Autre pays, autres agissements. Pour les fromages suisses, l’entreprise est parfaitement identifiable sur l’emballage, mais le fabricant initial a été effacé. Le paquet uniformisé de Mifroma, spécialisée dans l’affinage et le conditionnement, empêche le client de savoir qui est l’artisan. «Chaque producteur a un numéro d’agrément officiel qui garantit la traçabilité dans la filière: un numéro de quatre chiffres, ou de huit pour les fromageries récentes. Mais seule l’Interprofession du Gruyère AOP les publie sur son site. Bel exemple de transparence! Les consommateurs doivent cependant chercher ce code caché dans le numéro de lot des produits emballés par les grands groupes», explique Barbara Pfenniger.

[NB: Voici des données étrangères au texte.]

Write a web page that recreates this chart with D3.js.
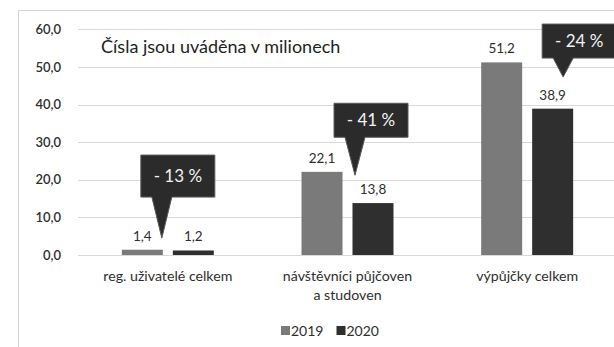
<!DOCTYPE html>
<html>
<head>
<meta charset="utf-8">
<script src="https://cdn.jsdelivr.net/npm/d3@7"></script>
<style>
  html, body { margin: 0; padding: 0; background: #fff; }
  svg { display: block; font-family: Lato, "Open Sans", sans-serif; }
</style>
</head>
<body>
<div id="chart"></div>
<script>
// Categories (the second one wraps onto two lines)
const categories = ["reg. uživatelé celkem", "návštěvníci půjčoven a studoven", "výpůjčky celkem"];
const categoryLines = [["reg. uživatelé celkem"], ["návštěvníci půjčoven", "a studoven"], ["výpůjčky celkem"]];
const years = ["2019", "2020"];
const values2019 = [1.4, 22.1, 51.2];
const values2020 = [1.2, 13.8, 38.9];
const yTicks = [0, 10, 20, 30, 40, 50, 60];
const subtitle = "Čísla jsou uváděna v milionech";
const changeLabels = ["- 13 %", "- 41 %", "- 24 %"];

const W = 614, H = 347;
const colors = { "2019": "#7a7a7a", "2020": "#2f2f2f" };
const textColor = "#2e2e2e";
const fmt = v => d3.format(".1f")(v).replace(".", ",");

const svg = d3.select("#chart").append("svg").attr("width", W).attr("height", H);

// outer chart frame
svg.append("rect")
  .attr("x", 18.5).attr("y", 10.5).attr("width", W + 10).attr("height", H + 10)
  .attr("fill", "#fff").attr("stroke", "#d4d4d4");

const plot = { left: 78, right: 617, top: 29.3, bottom: 255 };

const x = d3.scaleBand().domain(categories).range([plot.left, plot.right]).padding(0);
const xi = d3.scaleBand().domain(years).range([0, x.bandwidth()]).paddingInner(0.196).paddingOuter(0.86);
const y = d3.scaleLinear().domain([0, 60]).range([plot.bottom, plot.top]);

// gridlines
svg.append("g").selectAll("line").data(yTicks).join("line")
  .attr("x1", plot.left).attr("x2", W)
  .attr("y1", d => Math.round(y(d)) + 0.5).attr("y2", d => Math.round(y(d)) + 0.5)
  .attr("stroke", "#d9d9d9").attr("stroke-width", 1);

// y axis labels
const yAxis = d3.axisLeft(y).tickValues(yTicks).tickFormat(fmt).tickSize(0).tickPadding(0);
const yg = svg.append("g").attr("transform", "translate(61,0)").call(yAxis);
yg.select(".domain").remove();
yg.selectAll("text").attr("font-size", 13).attr("fill", textColor)
  .attr("font-family", "Lato, sans-serif").attr("font-weight", 600);

// bars
const rows = categories.map((c, i) => ({ cat: c, vals: [
  { year: "2019", v: values2019[i] }, { year: "2020", v: values2020[i] }] }));

const groups = svg.append("g").selectAll("g").data(rows).join("g")
  .attr("transform", d => `translate(${x(d.cat)},0)`);

groups.selectAll("rect").data(d => d.vals).join("rect")
  .attr("x", d => xi(d.year)).attr("width", xi.bandwidth())
  .attr("y", d => y(d.v)).attr("height", d => y(0) - y(d.v))
  .attr("fill", d => colors[d.year]);

groups.selectAll("text.val").data(d => d.vals).join("text").attr("class", "val")
  .attr("x", d => xi(d.year) + xi.bandwidth() / 2)
  .attr("y", d => y(d.v) - 9)
  .attr("text-anchor", "middle").attr("font-size", 13.5).attr("fill", textColor)
  .text(d => fmt(d.v));

// category labels
svg.append("g").selectAll("text").data(categories).join("text")
  .attr("x", d => x(d) + x.bandwidth() / 2)
  .attr("y", 281)
  .attr("text-anchor", "middle").attr("font-size", 14.2).attr("fill", textColor)
  .each(function(d, i) {
    d3.select(this).selectAll("tspan").data(categoryLines[i]).join("tspan")
      .attr("x", x(d) + x.bandwidth() / 2)
      .attr("dy", (t, j) => j === 0 ? 0 : 19)
      .text(t => t);
  });

// subtitle inside the plot
svg.append("text").attr("x", 101).attr("y", 53)
  .attr("font-size", 18).attr("fill", "#1e1e1e").text(subtitle);

// change callouts: tip position (band offset, value), pointer length, box height
const callouts = [
  { cat: 0, dx: -6, tipValue: 4.5, pointer: 41, boxH: 42 },
  { cat: 1, dx: 7.5, tipValue: 21.2, pointer: 38, boxH: 34 },
  { cat: 2, dx: 36, tipValue: 47.3, pointer: 19, boxH: 34 }
];
const cg = svg.append("g").selectAll("g").data(callouts).join("g");
cg.each(function(d) {
  const g = d3.select(this);
  const tx = x(categories[d.cat]) + x.bandwidth() / 2 + d.dx;
  const ty = y(d.tipValue);
  const bx = tx - 21, bw = 74;
  const bb = ty - d.pointer, bt = bb - d.boxH;
  const path = [
    [bx, bt], [bx + bw, bt], [bx + bw, bb], [tx + 10, bb], [tx, ty], [tx - 10, bb], [bx, bb]
  ];
  g.append("path").attr("d", d3.line()(path) + "Z")
    .attr("fill", "#2b2b2b").attr("stroke", "#5a5a5a").attr("stroke-width", 1);
  g.append("text").attr("x", bx + bw / 2).attr("y", (bt + bb) / 2 + 6)
    .attr("text-anchor", "middle").attr("font-size", 17).attr("fill", "#f2f2f2")
    .text(changeLabels[d.cat]);
});

// legend
const legend = svg.append("g").attr("transform", "translate(281,326)");
const li = legend.selectAll("g").data(years).join("g")
  .attr("transform", (d, i) => `translate(${i * 55.5},0)`);
li.append("rect").attr("width", 9).attr("height", 9).attr("fill", d => colors[d]);
li.append("text").attr("x", 10).attr("y", 9.5).attr("font-size", 14).attr("fill", textColor).text(d => d);
</script>
</body>
</html>
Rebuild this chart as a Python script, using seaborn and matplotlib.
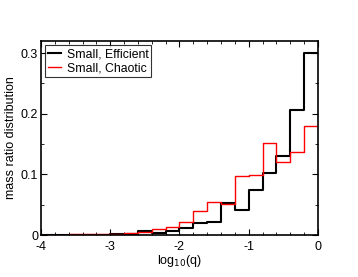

Emmi efface aussi le fabricant initial, sauf sur les produits labellisés bio Bourgeon.

QUALITÉ: L’AOP GRANDE GAGNANTE | La diversité des produits suisses reste immense, et ce malgré l’ouverture totale du marché des fromages en 2007. Pour les spécialités étrangères, il est regrettable de trouver surtout des produits industriels, qui contiennent des additifs. «Les gens ont tout intérêt à viser les fromages suisses ou à se fier aux appellations d’origine AOP, qui garantissent la composition, la provenance des ingrédients et un savoir-faire local, conseille la spécialiste alimentation de la FRC. Celui qui préfère les grandes marques internationales est condamné à lire les étiquettes s’il veut savoir ce qu’il mange vraiment.»


ADDITIFS: DIFFÉRENCE FLAGRANTE

Conservateurs, acidifiants, épaississants, colorants, stabilisants ou même gélatine, certains fromages sont bourrés d’additifs. Le quart des fromages de notre analyse en contient. Les fromages frais ont tendance à en contenir davantage. Cependant, les éviter n’est pas impossible. En effet, les fabricants suisses n’usent que très peu de ces additifs: seulement pour 15% des produits présents sur les étals des distributeurs. «Les producteurs suisses de fromage se sont engagés depuis 2002 à ne pas recourir aux additifs, notamment à ceux qui permettraient de nourrir les vaches au silage bon marché, ainsi qu’au traitement de la croûte à la natamycine (n.d.r.l.: E 235), un antimicrobien. Une bonne chose pour les consommateurs», explique Barbara Pfenniger. Là aussi, le type d’entreprise a un impact sur l’utilisation de ces additifs, puisqu’on en trouve dans 27% des produits de petits producteurs, contre 40% des fromages provenant des grands groupes.

 

Mozzarella Italiana ma non troppo!

La mozzarella, ce fromage à pâte filée d’origine italienne qui fleure bon les saveurs du Sud, les Suisses en sont friands. Ils en mangent presque 6 kilos par an. Mais son élaboration est bien moins transalpine que sa recette. En effet, deux tiers des mozzarellas du commerce sont fabriquées par des entreprises suisses, y compris les Alfredo à consonance bien italienne. Le reste ne vaut guère mieux, puisque les Galbani (12,5%) appartiennent au géant français Lactalis. Seules les labellisées AOP (DOP en italien) sont finalement réellement authentiques.